PROVIDED MATERIAL>
* start *

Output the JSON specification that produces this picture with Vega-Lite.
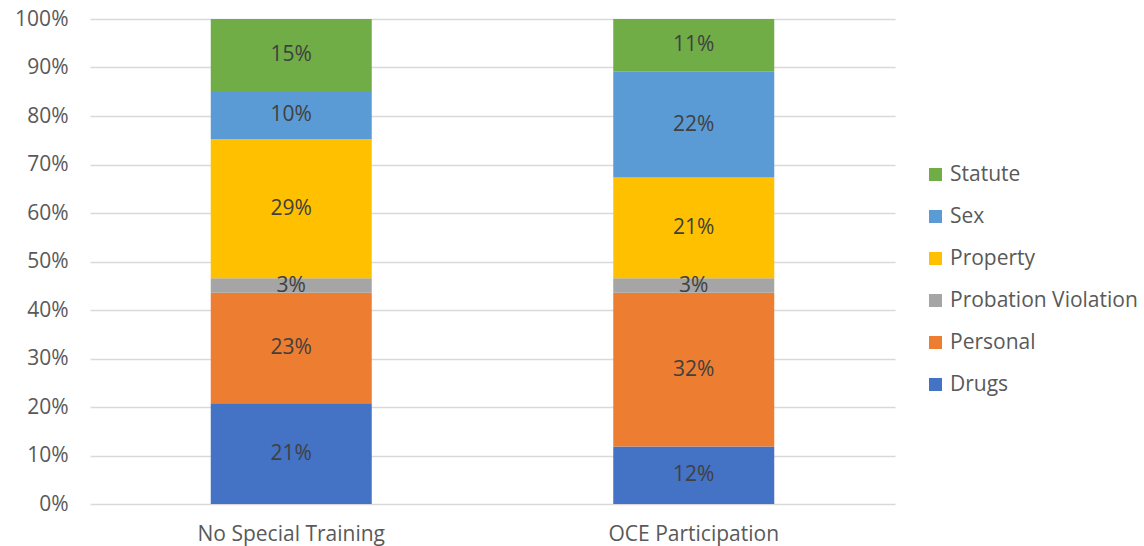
{
  "$schema": "https://vega.github.io/schema/vega-lite/v6.json",
  "width": 805,
  "height": 485,
  "autosize": {"type": "none"},
  "padding": {"left": 90, "top": 19, "right": 249, "bottom": 42},
  "background": "white",
  "config": {
    "view": {"stroke": null},
    "font": "Open Sans"
  },
  "data": {
    "values": [
      {"group": "No Special Training", "offense": "Drugs", "pct": 0.21, "order": 1},
      {"group": "No Special Training", "offense": "Personal", "pct": 0.23, "order": 2},
      {"group": "No Special Training", "offense": "Probation Violation", "pct": 0.03, "order": 3},
      {"group": "No Special Training", "offense": "Property", "pct": 0.29, "order": 4},
      {"group": "No Special Training", "offense": "Sex", "pct": 0.10, "order": 5},
      {"group": "No Special Training", "offense": "Statute", "pct": 0.15, "order": 6},
      {"group": "OCE Participation", "offense": "Drugs", "pct": 0.12, "order": 1},
      {"group": "OCE Participation", "offense": "Personal", "pct": 0.32, "order": 2},
      {"group": "OCE Participation", "offense": "Probation Violation", "pct": 0.03, "order": 3},
      {"group": "OCE Participation", "offense": "Property", "pct": 0.21, "order": 4},
      {"group": "OCE Participation", "offense": "Sex", "pct": 0.22, "order": 5},
      {"group": "OCE Participation", "offense": "Statute", "pct": 0.11, "order": 6}
    ]
  },
  "transform": [
    {"stack": "pct", "groupby": ["group"], "sort": [{"field": "order"}], "offset": "normalize", "as": ["y0", "y1"]}
  ],
  "encoding": {
    "x": {
      "field": "group",
      "type": "nominal",
      "sort": null,
      "title": null,
      "scale": {"paddingInner": 0.6, "paddingOuter": 0.3},
      "axis": {
        "labelAngle": 0,
        "labelFontSize": 21,
        "labelColor": "#595959",
        "labelPadding": 19,
        "labelLimit": 400,
        "ticks": false,
        "domain": false
      }
    }
  },
  "layer": [
    {
      "mark": {"type": "bar"},
      "encoding": {
        "y": {
          "field": "y0",
          "type": "quantitative",
          "title": null,
          "scale": {"domain": [0, 1], "nice": false},
          "axis": {
            "format": ".0%",
            "values": [0, 0.1, 0.2, 0.3, 0.4, 0.5, 0.6, 0.7, 0.8, 0.9, 1],
            "labelFontSize": 21,
            "labelColor": "#595959",
            "labelPadding": 22,
            "ticks": false,
            "domain": false,
            "gridColor": "#d9d9d9",
            "gridWidth": 1.5
          }
        },
        "y2": {"field": "y1"},
        "color": {
          "field": "offense",
          "type": "nominal",
          "scale": {
            "domain": ["Statute", "Sex", "Property", "Probation Violation", "Personal", "Drugs"],
            "range": ["#70AD47", "#5B9BD5", "#FFC000", "#A5A5A5", "#ED7D31", "#4472C4"]
          },
          "legend": {
            "title": null,
            "orient": "none",
            "legendX": 835,
            "legendY": 145,
            "symbolType": "square",
            "symbolSize": 170,
            "symbolStrokeWidth": 0,
            "labelFontSize": 21,
            "labelColor": "#595959",
            "labelOffset": 4,
            "labelLimit": 300,
            "rowPadding": 20
          }
        }
      }
    },
    {
      "transform": [
        {"fold": ["y0", "y1"], "as": ["edge", "pos"]}
      ],
      "mark": {"type": "text", "fontSize": 21, "color": "#404040"},
      "encoding": {
        "y": {"field": "pos", "type": "quantitative", "aggregate": "mean"},
        "detail": {"field": "offense", "type": "nominal"},
        "text": {"field": "pct", "type": "quantitative", "format": ".0%"}
      }
    }
  ]
}
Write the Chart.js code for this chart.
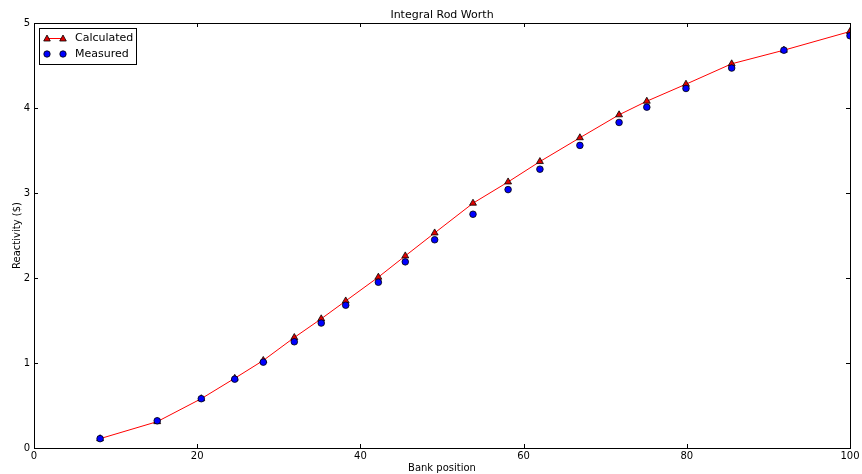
<!DOCTYPE html>
<html>
<head>
<meta charset="utf-8">
<script src="https://cdn.jsdelivr.net/npm/chart.js@4"></script>
<style>
  html, body { margin: 0; padding: 0; background: #fff; }
  #wrap { width: 862px; height: 474px; }
</style>
</head>
<body>
<div id="wrap"><canvas id="my-chart" width="862" height="474"></canvas></div>
<script>
// bank positions and reactivity
const position = [8.1, 15.1, 20.5, 24.6, 28.1, 31.9, 35.2, 38.2, 42.2, 45.5, 49.1,
                  53.8, 58.1, 62.0, 66.9, 71.7, 75.1, 79.9, 85.5, 91.9, 100];
const calculated = [0.11, 0.31, 0.58, 0.82, 1.03, 1.30, 1.52, 1.73, 2.01, 2.26, 2.53,
                    2.88, 3.13, 3.37, 3.65, 3.92, 4.08, 4.28, 4.52, 4.68, 4.90];
const measured = [0.11, 0.32, 0.58, 0.81, 1.01, 1.25, 1.47, 1.68, 1.95, 2.19, 2.45,
                  2.75, 3.04, 3.28, 3.56, 3.83, 4.01, 4.23, 4.47, 4.68, 4.85];
const xTicks = [0, 20, 40, 60, 80, 100];
const yTicks = [0, 1, 2, 3, 4, 5];

const FONT = 'DejaVu Sans';
Chart.defaults.font.family = FONT;
Chart.defaults.font.size = 10;
Chart.defaults.color = '#000';

const toPts = ys => position.map((x, i) => ({x: x, y: ys[i]}));

// frame, inward ticks on all four sides, title and legend, matplotlib style
const framePlugin = {
  id: 'frame',
  afterDraw(chart) {
    const ctx = chart.ctx, a = chart.chartArea;
    const xs = chart.scales.x, ys = chart.scales.y;
    ctx.save();
    ctx.strokeStyle = '#000';
    ctx.lineWidth = 1;
    ctx.strokeRect(a.left + 0.5, a.top + 0.5, a.right - a.left, a.bottom - a.top);
    ctx.beginPath();
    xTicks.forEach(v => {
      const px = Math.round(xs.getPixelForValue(v)) + 0.5;
      ctx.moveTo(px, a.bottom); ctx.lineTo(px, a.bottom - 4);
      ctx.moveTo(px, a.top); ctx.lineTo(px, a.top + 4);
    });
    yTicks.forEach(v => {
      const py = Math.round(ys.getPixelForValue(v)) + 0.5;
      ctx.moveTo(a.left, py); ctx.lineTo(a.left + 4, py);
      ctx.moveTo(a.right, py); ctx.lineTo(a.right - 4, py);
    });
    ctx.stroke();

    // title
    ctx.fillStyle = '#000';
    ctx.font = '11px ' + FONT;
    ctx.textAlign = 'center';
    ctx.textBaseline = 'alphabetic';
    ctx.fillText('Integral Rod Worth', (a.left + a.right) / 2, 18);

    // legend
    const lx = a.left + 5, ly = a.top + 5, lw = 97, lh = 36;
    ctx.fillStyle = '#fff';
    ctx.fillRect(lx, ly, lw, lh);
    ctx.strokeRect(lx + 0.5, ly + 0.5, lw, lh);
    const row1 = ly + 10.5, row2 = ly + 26;
    ctx.strokeStyle = '#ff0000';
    ctx.beginPath(); ctx.moveTo(lx + 8, row1); ctx.lineTo(lx + 24, row1); ctx.stroke();
    const tri = (cx, cy) => {
      ctx.beginPath();
      ctx.moveTo(cx, cy - 3.5); ctx.lineTo(cx + 3.3, cy + 2.5); ctx.lineTo(cx - 3.3, cy + 2.5);
      ctx.closePath();
      ctx.fillStyle = '#e00000'; ctx.fill();
      ctx.strokeStyle = '#000'; ctx.lineWidth = 0.8; ctx.stroke();
    };
    const dot = (cx, cy) => {
      ctx.beginPath(); ctx.arc(cx, cy, 3.2, 0, Math.PI * 2);
      ctx.fillStyle = '#0000ff'; ctx.fill();
      ctx.strokeStyle = '#000'; ctx.lineWidth = 0.8; ctx.stroke();
    };
    tri(lx + 8, row1); tri(lx + 24, row1);
    dot(lx + 8, row2); dot(lx + 24, row2);
    ctx.fillStyle = '#000';
    ctx.font = '11px ' + FONT;
    ctx.textAlign = 'left';
    ctx.textBaseline = 'middle';
    ctx.fillText(chart.data.datasets[0].label, lx + 36, row1);
    ctx.fillText(chart.data.datasets[1].label, lx + 36, row2);
    ctx.restore();
  }
};

new Chart(document.getElementById('my-chart').getContext('2d'), {
  type: 'scatter',
  data: {
    datasets: [
      {
        label: 'Calculated',
        data: toPts(calculated),
        showLine: true,
        borderColor: '#ff0000',
        borderWidth: 1,
        pointStyle: 'triangle',
        pointRadius: 4,
        pointBackgroundColor: '#e00000',
        pointBorderColor: '#000',
        pointBorderWidth: 0.8,
        order: 2
      },
      {
        label: 'Measured',
        data: toPts(measured),
        showLine: false,
        pointStyle: 'circle',
        pointRadius: 3.3,
        pointBackgroundColor: '#0000ff',
        pointBorderColor: '#000',
        pointBorderWidth: 0.8,
        order: 1
      }
    ]
  },
  options: {
    responsive: false,
    animation: false,
    layout: { padding: { top: 23, right: 12, bottom: 0, left: 0 } },
    plugins: {
      legend: { display: false },
      tooltip: { enabled: false }
    },
    scales: {
      x: {
        type: 'linear',
        min: 0, max: 100,
        afterBuildTicks: s => { s.ticks = xTicks.map(v => ({value: v})); },
        ticks: { autoSkip: false, maxRotation: 0, padding: 2 },
        grid: { display: false, drawTicks: false },
        border: { display: false },
        title: { display: true, text: 'Bank position', font: { size: 10 }, padding: { top: 0, bottom: 0 } },
        afterFit: s => { s.height = 26; }
      },
      y: {
        type: 'linear',
        min: 0, max: 5,
        afterBuildTicks: s => { s.ticks = yTicks.map(v => ({value: v})); },
        ticks: { padding: 4 },
        grid: { display: false, drawTicks: false },
        border: { display: false },
        title: { display: true, text: 'Reactivity ($)', font: { size: 10 }, padding: { top: 11, bottom: 0 } },
        afterFit: s => { s.width = 34; }
      }
    }
  },
  plugins: [framePlugin]
});
</script>
</body>
</html>
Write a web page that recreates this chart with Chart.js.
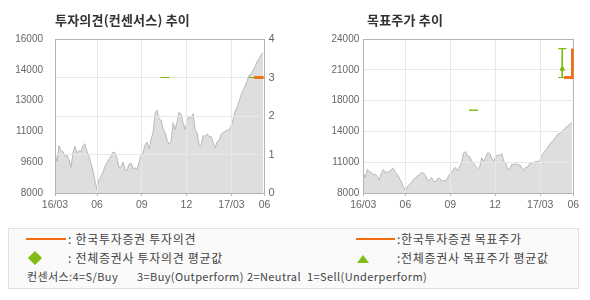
<!DOCTYPE html>
<html>
<head>
<meta charset="utf-8">
<script src="https://cdn.jsdelivr.net/npm/chart.js@4.4.0/dist/chart.umd.min.js"></script>
<style>
body { margin:0; width:590px; height:300px; background:#fff; position:relative; overflow:hidden; font-family:'Noto Sans CJK KR', sans-serif; }
canvas { position:absolute; top:0; }
.title { position:absolute; top:11px; font-size:13px; font-weight:bold; color:#333; line-height:18px; white-space:nowrap; letter-spacing:0.2px; }
.box { position:absolute; left:8px; top:228px; width:569px; height:59px; background:#fafafa; border:1px solid #e0e0e0; }
.lt { position:absolute; font-size:12px; line-height:14px; color:#444; white-space:nowrap; letter-spacing:0.7px; }
.ls { position:absolute; font-size:11px; line-height:14px; color:#444; white-space:nowrap; top:269px; letter-spacing:0.4px; }
.mk { position:absolute; }
</style>
</head>
<body>
<canvas id="opinion" width="300" height="215" style="left:0"></canvas>
<canvas id="target" width="290" height="215" style="left:300px"></canvas>
<div class="title" style="left:55px">투자의견(컨센서스) 추이</div>
<div class="title" style="left:367px">목표주가 추이</div>

<div class="box"></div>
<div class="mk" style="left:26px;top:238px;width:40px;height:2px;background:#f26d0c"></div>
<div class="lt" style="left:68px;top:232px">: 한국투자증권 투자의견</div>
<div class="mk" style="left:30px;top:253px;width:10px;height:10px;background:#80bd10;transform:rotate(45deg)"></div>
<div class="lt" style="left:68px;top:251px">: 전체증권사 투자의견 평균값</div>
<div class="ls" style="left:27px">컨센서스:4=S/Buy</div>
<div class="ls" style="left:137px">3=Buy(Outperform)</div>
<div class="ls" style="left:247px">2=Neutral</div>
<div class="ls" style="left:307px">1=Sell(Underperform)</div>
<div class="mk" style="left:356px;top:238px;width:39px;height:2px;background:#f26d0c"></div>
<div class="lt" style="left:397px;top:232px">:한국투자증권 목표주가</div>
<div class="mk" style="left:357px;top:255px;width:0;height:0;border-left:6.5px solid transparent;border-right:6.5px solid transparent;border-bottom:8px solid #80bd10"></div>
<div class="lt" style="left:397px;top:251px">:전체증권사 목표주가 평균값</div>

<script>
// stock price, one value per sample from 2016/03 to 2017/05
var priceData = [
    10080, 9630, 10460, 10200, 10150, 9900, 9960, 9730, 9340, 10090,
    10420, 10090, 10200, 10150, 10460, 10560, 10150, 9910, 9520, 9160,
    8600, 8180, 8690, 8850, 9090, 9380, 9590, 9770, 9910, 10130,
    10080, 9810, 9310, 9370, 9610, 9210, 9160, 9500, 9550, 9260,
    9300, 9240, 9570, 9970, 10080, 10510, 10640, 10300, 10770, 11170,
    12160, 12300, 11830, 11780, 11350, 11120, 10740, 10540, 10690, 11650,
    11290, 11710, 12190, 12080, 11610, 11290, 11840, 11930, 11900, 12120,
    11290, 11130, 10460, 10470, 10980, 10940, 11070, 10920, 10930, 10640,
    10340, 10670, 10720, 11050, 11130, 11200, 11270, 11270, 11480, 11830,
    12240, 12470, 12770, 13110, 13340, 13570, 13830, 14130, 14160, 14400,
    14560, 14840, 14970, 15200, 15290
];
var xTickPos = [0, 21, 43.35, 65.65, 88.15, 104.65];
var xTickLabels = ['16/03', '06', '09', '12', '17/03', '06'];

var priceTickLabels = ['8000', '9600', '11000', '13000', '14000', '16000'];
var opinionTickLabels = ['0', '1', '2', '3', '4'];
var targetTickLabels = ['8000', '11000', '14000', '18000', '21000', '24000'];

// 전체증권사 투자의견 평균값 (two periods)
var consOpinionX1 = [52.7, 57.2];
var consOpinionY1 = [3, 3];
var consOpinionX2 = [96.6, 99.5];
var consOpinionY2 = [3, 3];
// 한국투자증권 투자의견
var kisOpinionX = [99.5, 104.2];
var kisOpinionY = [3, 3];

// 전체증권사 목표주가 평균값
var consTargetX = [52.7, 57.2];
var consTargetY = [16600, 16600];
var consRangeX = 99.2;
var consRangeLow = 20000;
var consRangeHigh = 23000;
var consRangeAvg = 20900;
// 한국투자증권 목표주가
var kisTargetX = [100, 104.2, 104.2];
var kisTargetY = [20000, 20000, 23000];

var ORANGE = '#f26d0c';
var GREEN = '#7cb80e';
var AXIS = '#b4b4b4';
var GRID = '#e8e8e8';
var tickFont = { family: "'Liberation Sans', Arial, sans-serif", size: 10 };

function pts(xs, ys) {
    return xs.map(function (x, i) { return { x: x, y: ys[i] }; });
}

var pricePoints = priceData.map(function (v, i) { return { x: i, y: v }; });

function priceSet(axis) {
    return {
        data: pricePoints, yAxisID: axis, order: 10,
        borderColor: '#b8b8b8', borderWidth: 1, backgroundColor: '#dedede',
        fill: 'start', pointRadius: 0, tension: 0
    };
}

function lineSet(data, axis, color, width) {
    return {
        data: data, yAxisID: axis, order: 1, overGrid: true,
        borderColor: color, borderWidth: width, pointRadius: 0,
        fill: false, spanGaps: false, tension: 0
    };
}

function xScale() {
    return {
        type: 'linear', min: 0, max: xTickPos[xTickPos.length - 1],
        afterBuildTicks: function (s) {
            s.ticks = xTickPos.map(function (v) { return { value: v }; });
        },
        afterFit: function (s) { s.height = 22; },
        ticks: {
            autoSkip: false, maxRotation: 0, padding: 3, color: '#666', font: { family: tickFont.family, size: 10.5 },
            callback: function (v, i) { return xTickLabels[i]; }
        },
        grid: {
            z: 1,
            color: function (c) { return (c.index === 0 || c.index === xTickPos.length - 1) ? AXIS : GRID; },
            tickLength: 3, tickColor: AXIS
        },
        border: { color: AXIS, z: 2 }
    };
}

// redraw the marks after the grid (grid is drawn above the grey area)
var overGridPlugin = {
    id: 'overGrid',
    afterDraw: function (chart) {
        var ctx = chart.ctx, a = chart.chartArea;
        ctx.save();
        ctx.beginPath();
        ctx.rect(a.left - 2, a.top - 4, a.right - a.left + 4, a.bottom - a.top + 8);
        ctx.clip();
        chart.data.datasets.forEach(function (ds, i) {
            if (ds.overGrid) chart.getDatasetMeta(i).controller.draw();
        });
        ctx.restore();
    }
};

var baseOptions = {
    responsive: false, animation: false,
    plugins: { legend: { display: false }, tooltip: { enabled: false } }
};

new Chart(document.getElementById('opinion').getContext('2d'), {
    type: 'line',
    data: {
        datasets: [
            priceSet('y'),
            lineSet(pts(consOpinionX1, consOpinionY1), 'y2', GREEN, 1),
            lineSet(pts(consOpinionX2, consOpinionY2), 'y2', GREEN, 1),
            lineSet(pts(kisOpinionX, kisOpinionY), 'y2', ORANGE, 2.5)
        ]
    },
    options: Object.assign({}, baseOptions, {
        layout: { padding: { top: 39, left: 0, right: 0, bottom: 0 } },
        scales: {
            x: xScale(),
            y: {
                position: 'left', min: 8000, max: 16000,
                afterFit: function (s) { s.width = 55; },
                ticks: {
                    stepSize: 1600, padding: 4, color: '#666', font: tickFont,
                    callback: function (v, i) { return priceTickLabels[i]; }
                },
                grid: { display: false },
                border: { color: AXIS, z: 2 }
            },
            y2: {
                position: 'right', min: 0, max: 4,
                afterFit: function (s) { s.width = 35.5; },
                ticks: {
                    stepSize: 1, padding: 4, color: '#666', font: { family: tickFont.family, size: 11 },
                    callback: function (v, i) { return opinionTickLabels[i]; }
                },
                grid: {
                    z: 1, drawTicks: false,
                    color: function (c) { return c.tick.value === 4 ? AXIS : GRID; }
                },
                border: { color: AXIS, z: 2 }
            }
        }
    }),
    plugins: [overGridPlugin]
});

var rangeData = [
    { x: consRangeX - 2, y: consRangeHigh }, { x: consRangeX + 2, y: consRangeHigh }, { x: consRangeX, y: null },
    { x: consRangeX, y: consRangeHigh }, { x: consRangeX, y: consRangeLow }, { x: consRangeX, y: null },
    { x: consRangeX - 2, y: consRangeLow }, { x: consRangeX + 2, y: consRangeLow }
];

new Chart(document.getElementById('target').getContext('2d'), {
    type: 'line',
    data: {
        datasets: [
            priceSet('y'),
            lineSet(pts(consTargetX, consTargetY), 'y', GREEN, 1),
            lineSet(rangeData, 'y', GREEN, 1),
            {
                data: [{ x: consRangeX, y: consRangeAvg }], yAxisID: 'y', order: 1, overGrid: true,
                showLine: false, pointStyle: 'triangle', pointRadius: 2.5,
                pointBackgroundColor: GREEN, pointBorderColor: GREEN, pointBorderWidth: 1
            },
            lineSet(pts(kisTargetX, kisTargetY), 'y', ORANGE, 2.5)
        ]
    },
    options: Object.assign({}, baseOptions, {
        layout: { padding: { top: 39, left: 0, right: 16.7, bottom: 0 } },
        scales: {
            x: xScale(),
            y: {
                position: 'left', min: 8000, max: 24000,
                afterFit: function (s) { s.width = 63.3; },
                ticks: {
                    stepSize: 3200, padding: 4, color: '#666', font: tickFont,
                    callback: function (v, i) { return targetTickLabels[i]; }
                },
                grid: {
                    z: 1, drawTicks: false,
                    color: function (c) { return c.tick.value === 24000 ? AXIS : GRID; }
                },
                border: { color: AXIS, z: 2 }
            }
        }
    }),
    plugins: [overGridPlugin]
});
</script>
</body>
</html>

* end *

PROBLEM TO SOLVE> Leave the pictures out and print, exactly as written, every line from the one holding "Write the Chart.js code for this chart." down to the one holding "const yTicks = [0, 1, 2, 3, 4, 5];", both of those included.

TASK RESPONSE>
Write the Chart.js code for this chart.
<!DOCTYPE html>
<html>
<head>
<meta charset="utf-8">
<script src="https://cdn.jsdelivr.net/npm/chart.js@4"></script>
<style>
  html, body { margin: 0; padding: 0; background: #fff; }
  #wrap { width: 862px; height: 474px; }
</style>
</head>
<body>
<div id="wrap"><canvas id="my-chart" width="862" height="474"></canvas></div>
<script>
// bank positions and reactivity
const position = [8.1, 15.1, 20.5, 24.6, 28.1, 31.9, 35.2, 38.2, 42.2, 45.5, 49.1,
                  53.8, 58.1, 62.0, 66.9, 71.7, 75.1, 79.9, 85.5, 91.9, 100];
const calculated = [0.11, 0.31, 0.58, 0.82, 1.03, 1.30, 1.52, 1.73, 2.01, 2.26, 2.53,
                    2.88, 3.13, 3.37, 3.65, 3.92, 4.08, 4.28, 4.52, 4.68, 4.90];
const measured = [0.11, 0.32, 0.58, 0.81, 1.01, 1.25, 1.47, 1.68, 1.95, 2.19, 2.45,
                  2.75, 3.04, 3.28, 3.56, 3.83, 4.01, 4.23, 4.47, 4.68, 4.85];
const xTicks = [0, 20, 40, 60, 80, 100];
const yTicks = [0, 1, 2, 3, 4, 5];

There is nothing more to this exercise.